Are you guys going to sell memberships on that day. What would a full membership cost for two adults in the same family... Are there special family rates...etc.


----------



## Big Nickel (Mar 20, 2011)

Hey Al,

I am pretty sure you will be able to register for memebership on that day. I am going to confirm the details (membership cost, family rates, etc.) and post as soon as possible.


----------



## JDoupe (Dec 9, 2006)

B.N.,

Are you guys going to some sort of Winter Legue shooting indoors?

Might be a bit of a haul to shot spots.....but Maybe....just maybe........


----------



## Big Nickel (Mar 20, 2011)

The Rifles & Reels Game & Fish Club has a 25 yrd indoor shooting range and you can shoot whenever you like, it's a little chili in the winter however. Onaping Falls Archery Club and Lively both have indoor shooting in the winter on Wednesday and Tuesday nights respectively at local high schools. You can shoot spots for about 2 hours on each night.

Onaping - Shoot up to 30 yrds
Lively - Shoot up to 20 yrds


----------



## Big Nickel (Mar 20, 2011)

Hi All,

The Open House will run from 10:00 am until 4:00 pm on August 20, 2011. 

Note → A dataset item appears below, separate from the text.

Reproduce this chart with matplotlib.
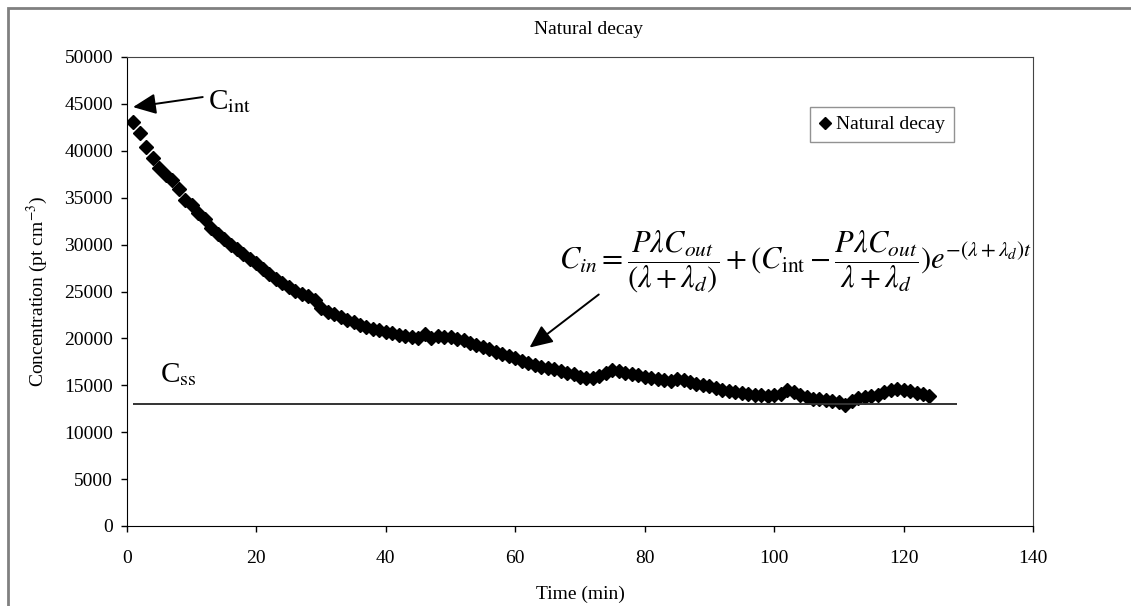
import numpy as np
import matplotlib.pyplot as plt
from matplotlib.patches import Rectangle

# datos
tiempo = np.arange(1, 125)  # min
concentracion = [
    43100, 41950, 40450, 39200, 38200, 37400, 36900, 35900, 34800, 34200,
    33400, 32700, 31800, 31100, 30600, 30000, 29500, 29000, 28500, 28000,
    27400, 26900, 26300, 25900, 25500, 25100, 24700, 24500, 24100, 23200,
    22800, 22600, 22300, 22000, 21700, 21400, 21200, 21000, 20900, 20700,
    20600, 20400, 20300, 20100, 20000, 20500, 20000, 20300, 20200, 20100,
    19900, 19800, 19500, 19300, 19100, 18900, 18600, 18300, 18100, 17900,
    17600, 17400, 17200, 17000, 16800, 16700, 16500, 16300, 16200, 15900,
    15800, 15800, 16000, 16300, 16600, 16500, 16300, 16200, 16100, 15900,
    15800, 15700, 15600, 15500, 15700, 15600, 15300, 15100, 15000, 14900,
    14700, 14500, 14400, 14300, 14200, 14100, 14000, 14000, 13900, 14000,
    14100, 14500, 14300, 14000, 13700, 13500, 13500, 13400, 13300, 13200,
    12900, 13300, 13600, 13800, 13900, 14000, 14300, 14500, 14600, 14500,
    14400, 14200, 14100, 13900,
]
c_ss = 13000
t_ss = [1, 128.3]
x_ticks = [0, 20, 40, 60, 80, 100, 120, 140]
y_ticks = [0, 5000, 10000, 15000, 20000, 25000, 30000, 35000, 40000, 45000, 50000]

plt.rcParams['font.family'] = ['Liberation Serif', 'DejaVu Serif']
plt.rcParams['mathtext.fontset'] = 'stix'

fig = plt.figure(figsize=(11.31, 6.06), dpi=100)
ax = fig.add_axes([127 / 1131, 1 - 526 / 606, (1033 - 127) / 1131, (526 - 57) / 606])

# marco gris de la figura
fig.patches.append(Rectangle((8 / 1131, -0.1), 1.2, 1 - 8 / 606 + 0.1, transform=fig.transFigure,
                             fill=False, edgecolor='#808080', lw=2))

# serie
ax.plot(tiempo, concentracion, linestyle='none', marker='D', ms=7.5, color='black',
        mec='black', label='Natural decay')
ax.hlines(c_ss, t_ss[0], t_ss[1], color='#333333', lw=1.4)

ax.set_xlim(0, 140)
ax.set_ylim(0, 50000)
ax.set_xticks(x_ticks)
ax.set_yticks(y_ticks)
ax.tick_params(labelsize=14, direction='out', length=4, width=1)
ax.tick_params(axis='x', pad=13)
ax.tick_params(axis='y', pad=6)
for s in ['top', 'right']:
    ax.spines[s].set_color('#444444')
ax.set_xlabel('Time (min)', fontsize=14, labelpad=14)
ax.set_ylabel('Concentration (pt cm$^{-3}$)', fontsize=14, labelpad=10)

fig.text(588 / 1131, 1 - 29 / 606, 'Natural decay', fontsize=14, ha='center', va='center')

leg = ax.legend(loc='upper left', bbox_to_anchor=((810 - 127) / 906, 1 - (107 - 57) / 469),
                fontsize=14, frameon=True, fancybox=False, edgecolor='#777777',
                handlelength=0.6, handletextpad=0.3, borderpad=0.45, borderaxespad=0,
                markerscale=0.8)
leg.get_frame().set_linewidth(1)

# anotaciones
flecha = dict(arrowstyle='-|>,head_length=1.0,head_width=0.45', mutation_scale=14,
              color='black', lw=1.4, shrinkA=0, shrinkB=0)
ax.annotate('', xy=(0.93, 44660), xytext=(11.7, 45730), arrowprops=flecha)
ax.text(12.5, 44400, r'C$_{\mathrm{int}}$', fontsize=21, ha='left', va='baseline')
ax.text(5.1, 15380, r'C$_{\mathrm{ss}}$', fontsize=21, ha='left', va='baseline')

ax.annotate('', xy=(62.2, 19020), xytext=(72.9, 24680), arrowprops=flecha)
formula = (r'$C_{in}=\dfrac{P\lambda C_{out}}{(\lambda+\lambda_d)}+(C_{\mathrm{int}}-'
           r'\dfrac{P\lambda C_{out}}{\lambda+\lambda_d})e^{-(\lambda+\lambda_d)t}$')
ax.text(66.7, 28200, formula, fontsize=22, ha='left', va='center')

fig.savefig('out.png', dpi=100)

Yearly Membership Rates For Club, Including Use of Gun/Handgun Range, Shot Gun Range, Indoor/Outdoor Archery Range, and 3D Archery Range are as follows:

Regular: $125
Senior (60+): $65
Family Rate: Not sure, information will be available at the Open House

I am not sure if you will be able to register as members on that day, however contact information for the membership coordinator will definetly be available.


----------



## Big Nickel (Mar 20, 2011)

Hi All,

Just want to remind everybody of the Open House on Saturday.


----------